Tuesday’s editorial asks the question about underage drinkers caught in bars: “Why doesn’t the city implement a huge fine and prohibit them from going into a bar again?” The answer is simple: in Florida, only the state legislature can make laws such as these, not local government. Local government can only do two things: regulate the hours, and regulate whether the bars can admit 18-20 year olds or if they have to be 21 and up. Only the state can take away a liquor license through an administrative proceeding or make harsher punishments for violating state laws.
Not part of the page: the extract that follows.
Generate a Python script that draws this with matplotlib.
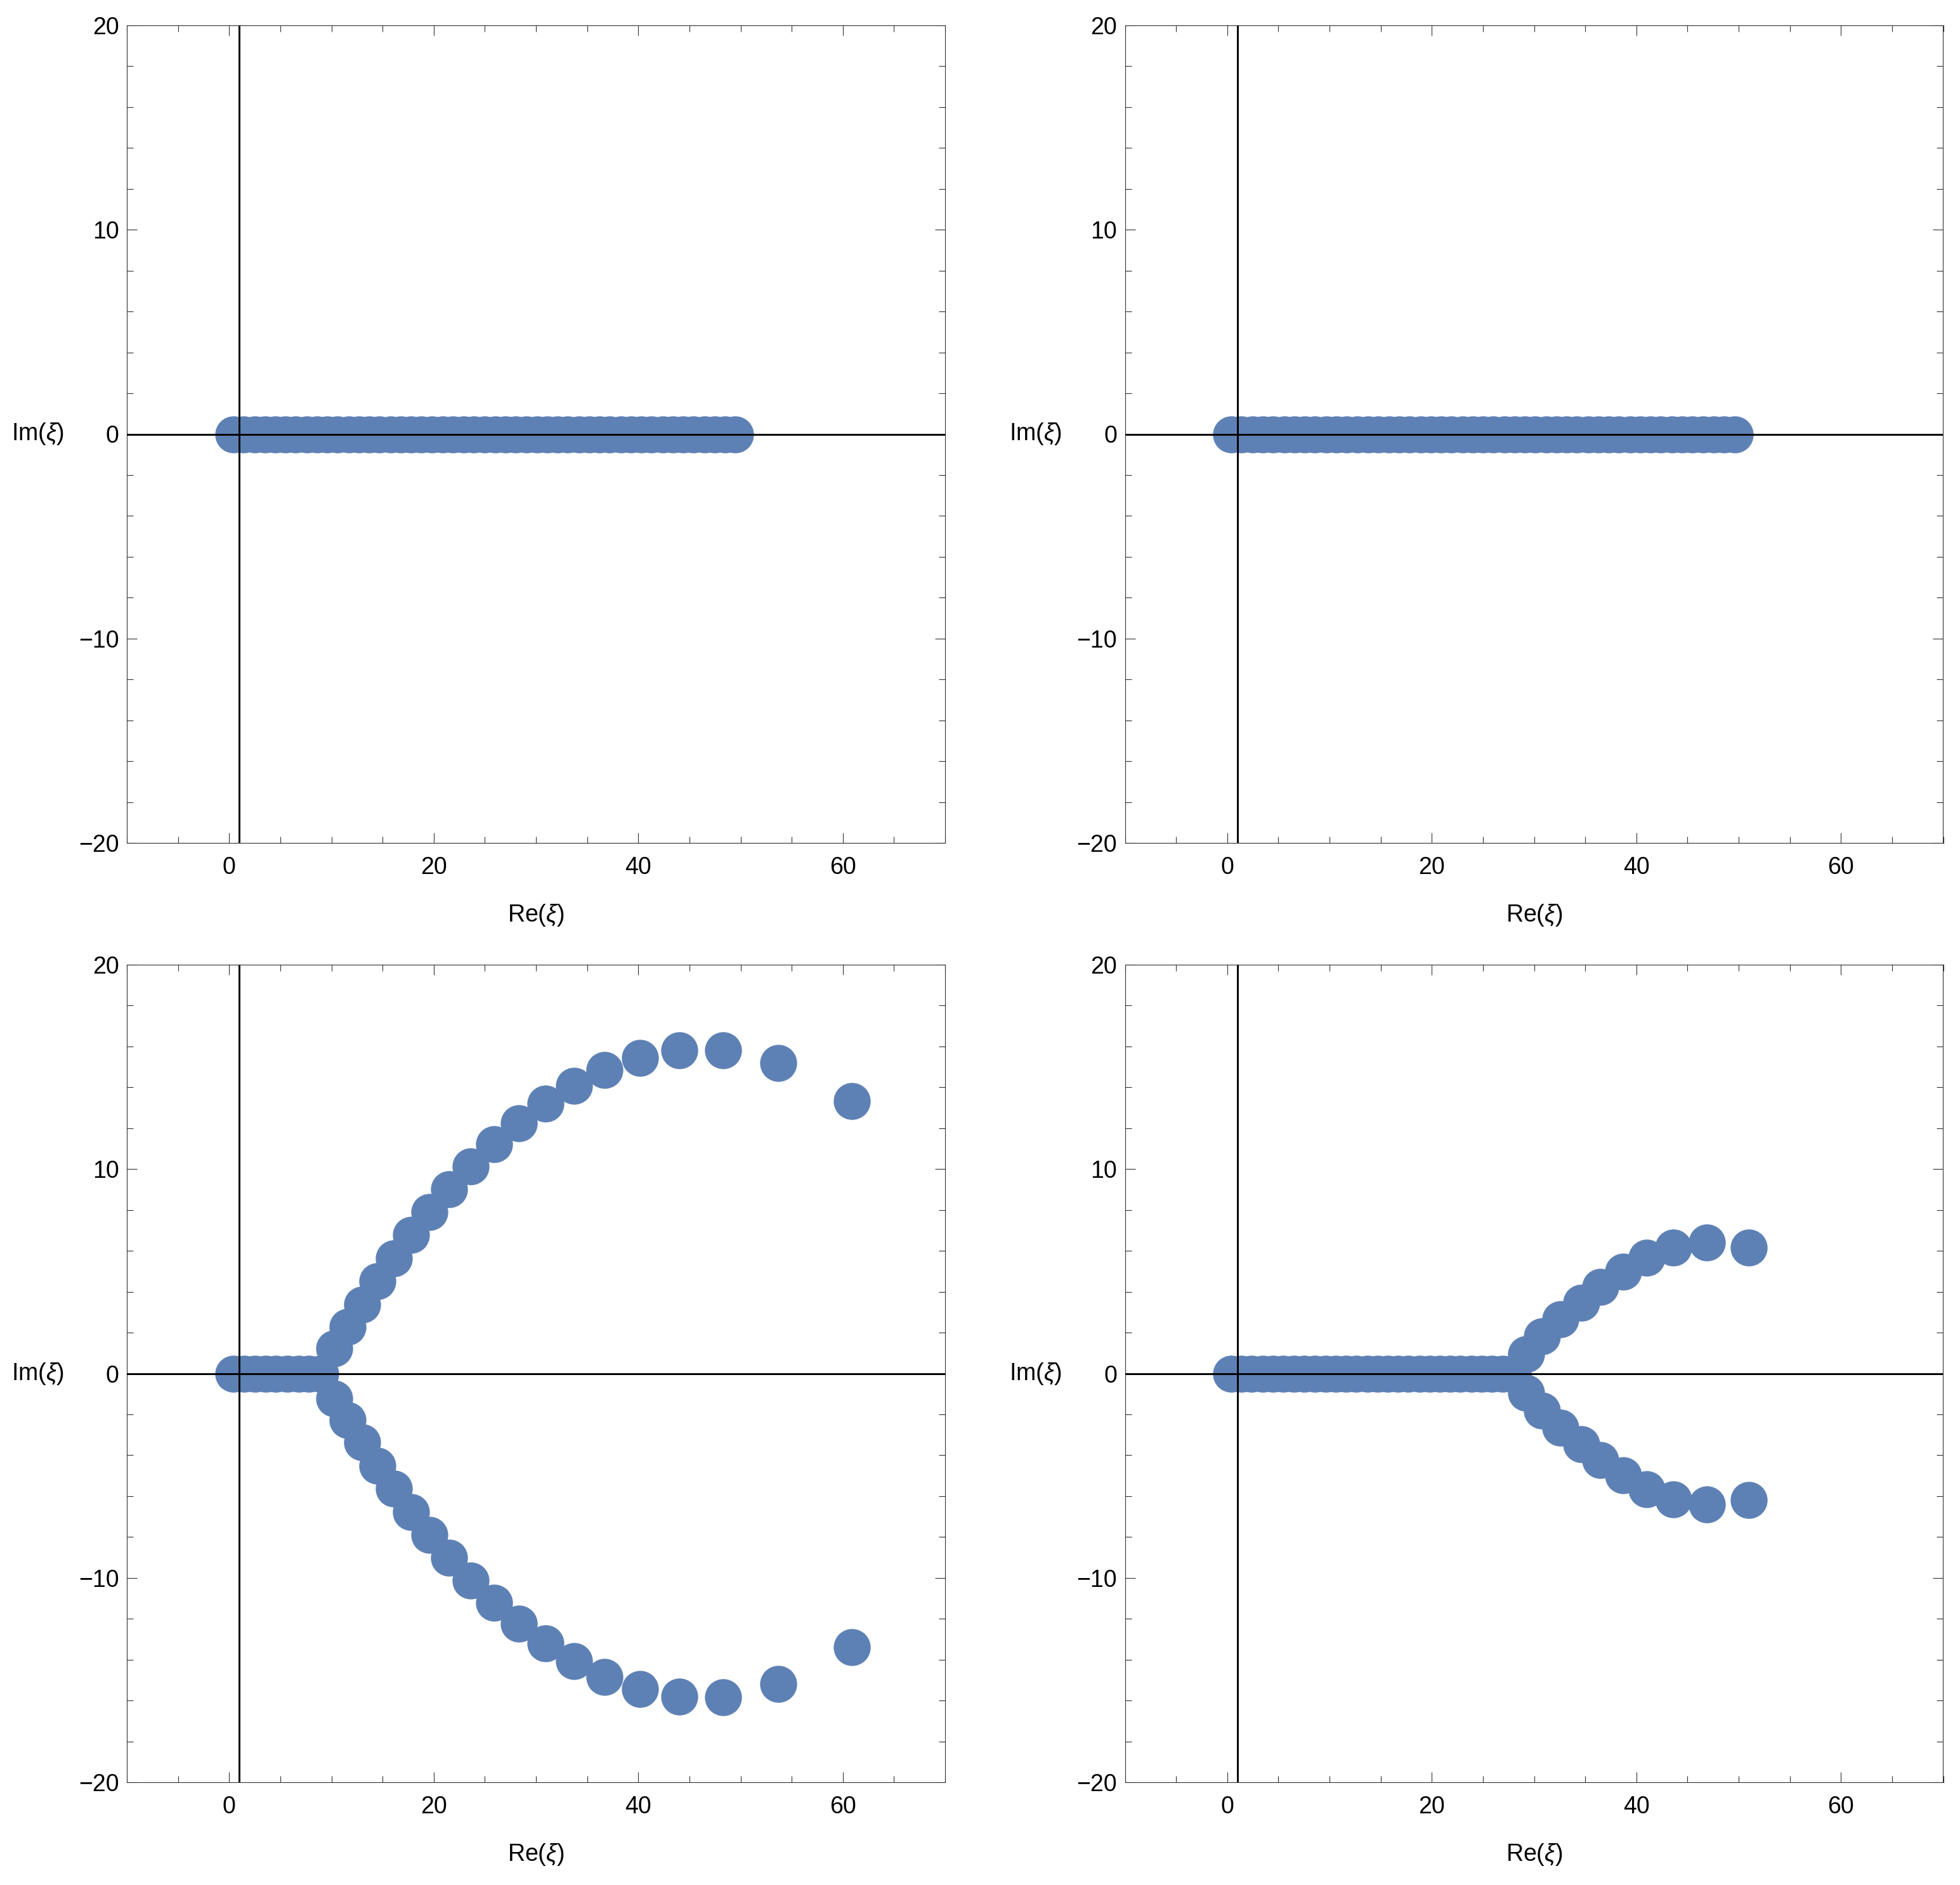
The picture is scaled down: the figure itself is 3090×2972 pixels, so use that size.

The city of Gainesville made its local ordinance as a compromise, rather than simply deciding to make all the bars 21 and up as recommended by many. The ordinance merely requires that those bars who go over the threshold of a certain number of underage drinking offenses would have to become 21 and up after 9 p.m. Our goal was to reduce the load of the Gainesville Police Department, who were finding that a handful of bars were very lax in their duties in keeping a liquor license. Most bars do an excellent job in managing their premises and should not be penalized for those who do not.
We have had great success since this ordinance was implemented in April 2009 with a 66 percent decrease in documented underage drinking in Gainesville’s bars. In addition, there have been no significant increases in calls for party patrol or code enforcement in our single-family neighborhoods near campus.
The tax-paying citizens of the city should not be spending a significant portion of their tax dollars on policing irresponsible bars; the success of this ordinance allows GPD to spend more time keeping the community safe. I stand by the intent and the results of this ordinance.